Why is Islam in conflict with the West?

Why is Islam in conflict with the West?

In the speeches he delivered in Ankara and Cairo, US President Barack Obama talked about making a new start between the US and the Muslim world. Naturally, all calls for peace, stability and peaceful coexistence should be taken into consideration as these are respectable calls.


 


 


I am from the group of people who believe that Obama has learned some lessons from the Bush era and is really sincere in his intention to make a fresh start. However, there should be concrete grounds for such a start.
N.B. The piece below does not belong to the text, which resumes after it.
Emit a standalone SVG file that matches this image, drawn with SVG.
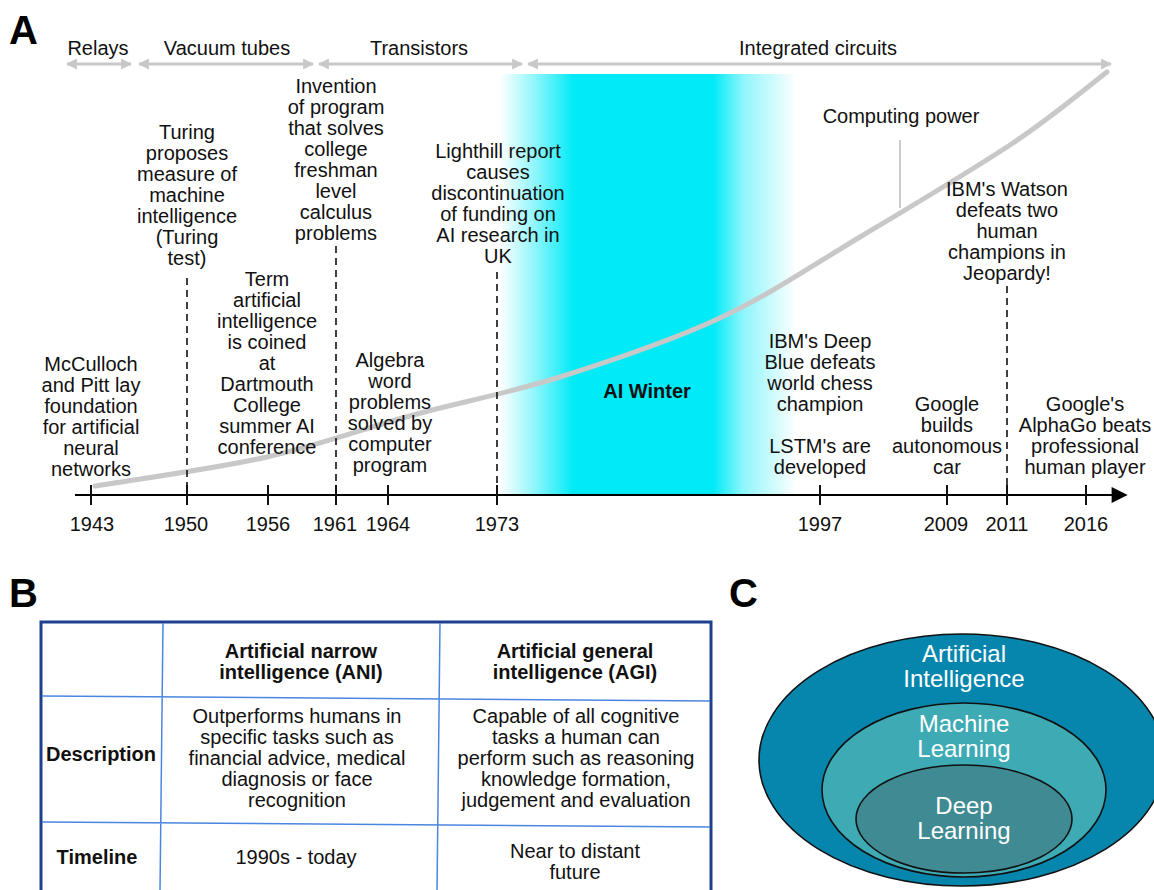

Now, let us see whether this is the case:


 


Robert Fisk of The Independent wrote that he sometimes asks why Islam has not undergone culture reform. His answer: Muslims have been on the defensive for hundreds of years, their enemies continually threaten them and Westerners have never given Muslims an opportunity to think. They have always bombarded the Muslim world with their industrial power, scientific and technological capabilities and with their capacity to rule and dominate the world. They have never let it develop and examine itself.


 


Fisk argued the US policy on Islam is based on enmity, asking: Why is the US in Iraq, the Middle East, Kazakhstan, Uzbekistan, Pakistan, Germany, Turkey and Greece? Why are there US soldiers all around the world, beyond the US boundaries? What do they intend to do there? He made a comparison between the number of soldiers involved in the Crusades in the 12th century and the number of US soldiers currently deployed in the Middle East. The result is unbelievable: currently, the number of the US soldiers in the Middle East is twice the number of the soldiers involved in the Crusades. (Vatan newspaper, May 16, 2007).


 


Whether you like it or not, there are serious conflicts between Islam and the West. Without delving into the real causes of these conflicts, a fresh start does not seem likely:


 


(1) The West is exerting control over the Muslim territories where one-third of the world”s energy resources are located, as well as exerting control over energy transfer routes. Muslims are denied ownership of their own natural resources.


 


(2) The primary obstacle to change in the Muslim world is the existence of oppressive regimes. The great majority of the population is young, desperate and unemployed and millions are seeking better education and health services, fair income distribution, freedom of expression and the right for a free opposition, in short, more humane conditions. However, these oppressive regimes are supported by the US and Europe. Yet, Western regimes and the media tend to portray the Islamic Salvation Front (FIS), Hamas, Hezbullah and the Muslim Brotherhood, all of which advocate free elections, democratic participation and parliamentary regimes as “extremists” and the autocracies, dictatorships and kingdoms as “moderates.” Thus, one can conclude that for Westerners, “moderates” are those who do not raise objections to the Western presence in the region while “extremists” are those who do.


 


(3) Israel, which was mounted in the heart of the region, has been occupying lands for 60 years and raining hell on the lives of Palestinians, but despite all the atrocities it commits, it gets unconditional support from all Western countries. The Palestinian issue is the “mother of all issues.” This issue will not be settled unless the Israeli occupation ends, Palestinian refugees return to their own lands, Israeli settlers are stopped and the destruction of the Masjid al-Aqsa is stopped.


 


(4) Islam and its practitioners are being “othered” in a planned and intentional manner, and they are demonized through exclusion from the global system. Every day we face a new definition and another campaign for defamation: fanaticism, fundamentalism, political Islam, integrism, radicalism, Islamophobia, Islamofascism, reactionaryism, conservatism, extremism, Islamic terror, etc.


 


(5) The West imposes its culture and its lifestyle; it urges governments in Muslim countries to implement policies to ensure this, and it does not enter into dialogue on a paradigmatic level. It manipulates the social and cultural textures of Muslims without allowing them to change in their natural courses.


 


 These are real conflicts. These are at the heart of the conflicts. On one side of the cleavage caused by these issues is the West, and on the other side is the Muslim world. Russia, China and India intervene in the Muslim world only from a political and strategic perspective. On the other hand, the West meddles with the Muslim world in every aspect. If the West really wants to make peace and coexist with Islam, it must pull out its occupation forces, it must stop supporting oppressive regimes, it has to make sure that Israel withdraws to pre-1967 borders and it must respect Islam and the lifestyles of Muslims.